Fashion retailer Ted Baker celebrated yet more double-digit sales growth today as it met investors at its annual general meeting.
For the 19 week period ending 10 June, Ted Baker's sales jumped 14.2 per cent as compared to the same period in the year before. The figures come after its full-year results in March, when Ted Baker reported a 16.4 per cent jump in revenue.
The middle-market retailer's online sales soared 35.9 per cent, and wholesale sales were up 13.8 per cent.

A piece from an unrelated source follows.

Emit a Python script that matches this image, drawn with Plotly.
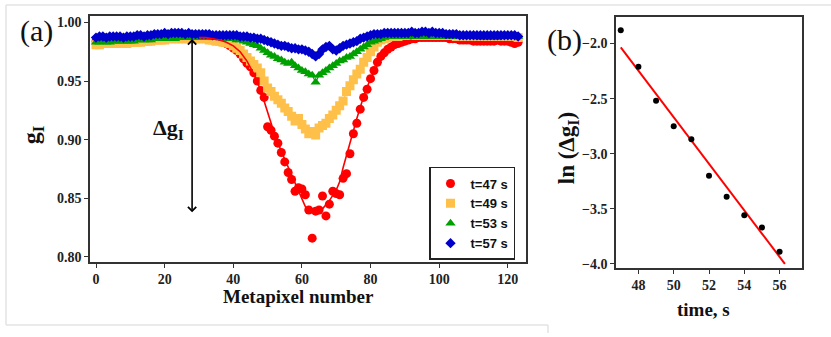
import plotly.graph_objects as go

W, H = 831, 337

# ---------------- data: panel (a) ----------------
metapixel = list(range(124))

g_t47 = [
    0.984, 0.984, 0.984, 0.984, 0.985, 0.985, 0.985, 0.985, 0.985, 0.985,
    0.985, 0.986, 0.986, 0.986, 0.986, 0.986, 0.986, 0.987, 0.987, 0.987,
    0.987, 0.987, 0.987, 0.987, 0.987, 0.987, 0.987, 0.987, 0.987, 0.987,
    0.987, 0.987, 0.986, 0.986, 0.985, 0.985, 0.984, 0.983, 0.982, 0.980,
    0.978, 0.976, 0.973, 0.969, 0.965, 0.962, 0.957, 0.950, 0.942, 0.936,
    0.911, 0.908, 0.903, 0.897, 0.889, 0.881, 0.872, 0.866, 0.856, 0.859,
    0.858, 0.853, 0.840, 0.816, 0.839, 0.840, 0.852, 0.835, 0.845, 0.856,
    0.854, 0.853, 0.867, 0.871, 0.888, 0.905, 0.914, 0.926, 0.936, 0.943,
    0.952, 0.959, 0.966, 0.971, 0.974, 0.977, 0.979, 0.981, 0.982, 0.983,
    0.984, 0.985, 0.986, 0.986, 0.987, 0.987, 0.987, 0.987, 0.987, 0.987,
    0.987, 0.987, 0.987, 0.986, 0.986, 0.986, 0.985, 0.985, 0.985, 0.985,
    0.984, 0.984, 0.984, 0.984, 0.984, 0.984, 0.984, 0.985, 0.984, 0.984,
    0.984, 0.983, 0.982, 0.983,
]

g_t49 = [
    0.981, 0.981, 0.982, 0.982, 0.982, 0.982, 0.982, 0.982, 0.982, 0.982,
    0.983, 0.983, 0.983, 0.983, 0.984, 0.984, 0.984, 0.985, 0.985, 0.985,
    0.985, 0.986, 0.986, 0.986, 0.986, 0.986, 0.986, 0.986, 0.986, 0.986,
    0.986, 0.986, 0.986, 0.985, 0.985, 0.984, 0.984, 0.983, 0.983, 0.982,
    0.980, 0.978, 0.976, 0.973, 0.970, 0.967, 0.964, 0.961, 0.957, 0.950,
    0.944, 0.941, 0.937, 0.934, 0.931, 0.927, 0.924, 0.920, 0.916, 0.918,
    0.913, 0.909, 0.905, 0.907, 0.904, 0.910, 0.912, 0.914, 0.918, 0.921,
    0.925, 0.929, 0.933, 0.941, 0.946, 0.951, 0.956, 0.960, 0.966, 0.970,
    0.975, 0.979, 0.983, 0.985, 0.986, 0.987, 0.988, 0.988, 0.988, 0.989,
    0.989, 0.989, 0.989, 0.989, 0.989, 0.989, 0.989, 0.989, 0.989, 0.989,
    0.989, 0.989, 0.989, 0.989, 0.989, 0.988, 0.988, 0.988, 0.988, 0.988,
    0.988, 0.988, 0.988, 0.988, 0.988, 0.988, 0.988, 0.988, 0.988, 0.988,
    0.988, 0.988, 0.988, 0.987,
]

g_t53 = [
    0.983, 0.983, 0.984, 0.983, 0.983, 0.984, 0.984, 0.984, 0.984, 0.984,
    0.984, 0.984, 0.985, 0.985, 0.985, 0.985, 0.985, 0.986, 0.986, 0.986,
    0.986, 0.986, 0.986, 0.986, 0.987, 0.987, 0.987, 0.987, 0.987, 0.987,
    0.987, 0.987, 0.987, 0.987, 0.987, 0.987, 0.987, 0.986, 0.986, 0.986,
    0.986, 0.985, 0.985, 0.984, 0.983, 0.982, 0.981, 0.980, 0.978, 0.976,
    0.974, 0.972, 0.971, 0.969, 0.968, 0.966, 0.965, 0.966, 0.963, 0.961,
    0.959, 0.958, 0.956, 0.955, 0.949, 0.955, 0.957, 0.959, 0.961, 0.963,
    0.965, 0.967, 0.968, 0.970, 0.971, 0.973, 0.975, 0.977, 0.979, 0.981,
    0.983, 0.984, 0.985, 0.986, 0.987, 0.988, 0.988, 0.988, 0.988, 0.988,
    0.988, 0.988, 0.988, 0.988, 0.988, 0.988, 0.988, 0.988, 0.988, 0.988,
    0.988, 0.988, 0.988, 0.988, 0.988, 0.988, 0.988, 0.988, 0.988, 0.988,
    0.988, 0.988, 0.987, 0.987, 0.987, 0.987, 0.987, 0.987, 0.988, 0.988,
    0.988, 0.988, 0.988, 0.988,
]

g_t57 = [
    0.987, 0.988, 0.988, 0.987, 0.988, 0.988, 0.988, 0.988, 0.987, 0.988,
    0.988, 0.988, 0.989, 0.989, 0.988, 0.989, 0.989, 0.990, 0.990, 0.990,
    0.991, 0.990, 0.991, 0.991, 0.991, 0.991, 0.990, 0.991, 0.990, 0.990,
    0.990, 0.990, 0.990, 0.990, 0.989, 0.989, 0.989, 0.989, 0.989, 0.989,
    0.989, 0.989, 0.988, 0.988, 0.988, 0.987, 0.987, 0.986, 0.986, 0.985,
    0.984, 0.983, 0.982, 0.981, 0.980, 0.980, 0.979, 0.978, 0.978, 0.977,
    0.977, 0.976, 0.975, 0.973, 0.971, 0.973, 0.977, 0.979, 0.980, 0.977,
    0.976, 0.978, 0.980, 0.981, 0.982, 0.983, 0.984, 0.986, 0.987, 0.988,
    0.989, 0.990, 0.990, 0.990, 0.991, 0.991, 0.991, 0.991, 0.991, 0.991,
    0.991, 0.991, 0.992, 0.991, 0.991, 0.992, 0.992, 0.991, 0.992, 0.991,
    0.991, 0.991, 0.990, 0.990, 0.990, 0.990, 0.989, 0.989, 0.989, 0.989,
    0.989, 0.989, 0.989, 0.989, 0.989, 0.989, 0.989, 0.989, 0.989, 0.989,
    0.989, 0.989, 0.989, 0.988,
]

# smooth guide line through the t=47 s data
fit47_x = [30, 32, 36, 38, 40, 42, 44, 46, 48, 50, 52, 54, 56, 58, 60,
           61, 62, 64, 65, 66, 68, 70, 71, 72, 74, 76, 78, 80, 82, 84, 86, 88, 90, 92]
fit47_y = [0.987, 0.987, 0.985, 0.983, 0.980, 0.975, 0.967,
           0.956, 0.942, 0.924, 0.905, 0.890, 0.877, 0.864, 0.850, 0.843, 0.839,
           0.838, 0.838, 0.841, 0.848, 0.857, 0.864, 0.876, 0.898, 0.918, 0.937,
           0.952, 0.964, 0.972, 0.978, 0.981, 0.983, 0.985]

series_names = ["t=47 s", "t=49 s", "t=53 s", "t=57 s"]

# delta-g arrow (metapixel position, from baseline to minimum)
arrow_x = 28
arrow_y = [0.987, 0.838]

# ---------------- data: panel (b) ----------------
time_s = [47, 48, 49, 50, 51, 52, 53, 54, 55, 56]
ln_dg = [-1.88, -2.21, -2.52, -2.75, -2.87, -3.20, -3.39, -3.56, -3.67, -3.89]
fit_t = [47.0, 56.3]
fit_ln = [-2.035, -4.0]

a_xticks = [0, 20, 40, 60, 80, 100, 120]
a_yticks = [0.80, 0.85, 0.90, 0.95, 1.00]
b_xticks = [48, 50, 52, 54, 56]
b_yticks = [-2.0, -2.5, -3.0, -3.5, -4.0]

# ---------------- styling ----------------
colors = ["#ff0000", "#ffc04a", "#00a000", "#0000cc"]
symbols = ["circle", "square", "triangle-up", "diamond"]
msizes = [9, 9, 9, 8]
SERIF = "Liberation Serif"
SANS = "Liberation Sans"

fig = go.Figure()

all_series = [g_t47, g_t49, g_t53, g_t57]
for i, ys in enumerate(all_series):
    if i > 0:
        fig.add_trace(go.Scatter(x=metapixel, y=ys, mode="lines",
                                 line=dict(color=colors[i], width=1.2),
                                 showlegend=False, hoverinfo="skip",
                                 xaxis="x", yaxis="y"))
    fig.add_trace(go.Scatter(x=metapixel, y=ys, mode="markers", name=series_names[i],
                             marker=dict(color=colors[i], symbol=symbols[i],
                                         size=msizes[i], line=dict(width=0)),
                             xaxis="x", yaxis="y"))

# red guide line drawn on top of everything in panel (a)
fig.add_trace(go.Scatter(x=fit47_x, y=fit47_y, mode="lines",
                         line=dict(color=colors[0], width=1.6),
                         showlegend=False, hoverinfo="skip",
                         xaxis="x", yaxis="y"))

fig.add_trace(go.Scatter(x=fit_t, y=fit_ln, mode="lines",
                         line=dict(color="#ff0000", width=2),
                         showlegend=False, xaxis="x2", yaxis="y2"))
fig.add_trace(go.Scatter(x=time_s, y=ln_dg, mode="markers",
                         marker=dict(color="black", size=6),
                         showlegend=False, xaxis="x2", yaxis="y2"))


def px_x(p):
    return p / W


def px_y(p):
    return 1 - p / H


def axis_style():
    return dict(showline=True, linecolor="#333333", linewidth=1.5, mirror=True,
                ticks="outside", ticklen=4, tickwidth=1.2, tickcolor="#333333",
                showgrid=False, zeroline=False,
                tickfont=dict(family=SERIF, size=14, color="#222222", weight="bold"))


fig.update_layout(
    width=W, height=H,
    margin=dict(l=0, r=0, t=0, b=0),
    paper_bgcolor="white", plot_bgcolor="white",
    font=dict(family=SERIF),
    xaxis=dict(domain=[px_x(90), px_x(526)], range=[-1.75, 125.3],
               tickvals=a_xticks, anchor="y", **axis_style()),
    yaxis=dict(domain=[px_y(265), px_y(16)], range=[0.7958, 1.0056],
               tickvals=a_yticks, tickformat=".2f", anchor="x", **axis_style()),
    xaxis2=dict(domain=[px_x(616), px_x(802)], range=[46.73, 57.27],
                tickvals=b_xticks, anchor="y2", **axis_style()),
    yaxis2=dict(domain=[px_y(271), px_y(17)], range=[-4.036, -1.757],
                tickvals=b_yticks, tickformat=".1f", anchor="x2", **axis_style()),
    legend=dict(x=px_x(429), y=px_y(169), xanchor="left", yanchor="top",
                bordercolor="#222222", borderwidth=1.5, bgcolor="white",
                font=dict(family=SANS, size=13, color="#111111", weight="bold"),
                tracegroupgap=0, itemwidth=30),
    showlegend=True,
)


def label(text, x, y, size, bold=True, angle=0, family=SERIF):
    f = dict(family=family, size=size, color="#111111")
    if bold:
        f["weight"] = "bold"
    return dict(text=text, x=px_x(x), y=px_y(y), xref="paper", yref="paper",
                xanchor="center", yanchor="middle", textangle=angle,
                showarrow=False, font=f)


annotations = [
    label("(a)", 36, 31, 30, bold=False),
    label("(b)", 564, 40, 30, bold=False),
    label("g<sub>I</sub>", 33, 137, 24, angle=-90),
    label("Δg<sub>I</sub>", 168, 131, 22),
    label("Metapixel number", 298, 300, 19),
    label("ln (Δg<sub>I</sub>)", 568, 150, 23, angle=-90),
    label("time, s", 703, 313, 19),
    dict(x=arrow_x, y=arrow_y[1], ax=arrow_x, ay=arrow_y[0], xref="x", yref="y",
         axref="x", ayref="y", text="", showarrow=True, arrowhead=4, startarrowhead=4,
         arrowside="end+start", arrowsize=1.0, arrowwidth=1.6, arrowcolor="black"),
]
fig.update_layout(annotations=annotations)

# light frame around the figure panels
gray = "#e3e3e3"
shapes = [
    dict(type="line", xref="paper", yref="paper", x0=px_x(6), x1=1, y0=px_y(5), y1=px_y(5),
         line=dict(color=gray, width=1.5)),
    dict(type="line", xref="paper", yref="paper", x0=px_x(6), x1=px_x(6), y0=px_y(5), y1=px_y(329),
         line=dict(color=gray, width=1.5)),
    dict(type="line", xref="paper", yref="paper", x0=px_x(6), x1=px_x(548), y0=px_y(329), y1=px_y(329),
         line=dict(color=gray, width=1.5)),
    dict(type="line", xref="paper", yref="paper", x0=px_x(548), x1=px_x(548), y0=px_y(329), y1=0,
         line=dict(color=gray, width=1.5)),
]
fig.update_layout(shapes=shapes)

fig.write_html("out.html", config={"displayModeBar": False},
               post_script="document.body.style.margin='0';")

At the time of writing, Ted Baker's share price was up 2.8 per cent at 2,492p.
Why it's interesting
Ted Baker has been putting in a solid performance despite the increasingly tough external conditions faced by fashion retailers. Consumers' incomes are being squeezed due to inflationary pressures, and high street sales are falling.
And clothing sales have been hit particularly hard. Middle-market fashion is a highly competitive marketplace, and some analysts have argued that the market is oversupplied. Jaeger collapsed into administration earlier this year, demonstrating the distress this section of the retail industry is under.
George Salmon, equity analyst at Hargreaves Lansdown, said Ted Baker's controlled store expansion had "translated into some lucrative results for shareholders".
"While it's always tempting for retailers who have found a popular niche in the market to cash in by opening stores left, right and centre, Ted is more than aware of the dangers of smothering its customers with too much of a good thing," Salmon said.
"The group opens up a smattering of new stores in attractive locations every year, and so retains a firm grip on its image, which remains quirky and fresh."
What Ted Baker said
Ray Kelvin, founder and chief executive of Ted Baker, said: "This continued good performance across all of our distribution channels is a reflection of the strength and appeal of Ted Baker as a global lifestyle brand.
"We are very pleased with the customer response during the period and, despite an uncertain macro environment, we remain positioned to deliver further progress and our expectations for the full year."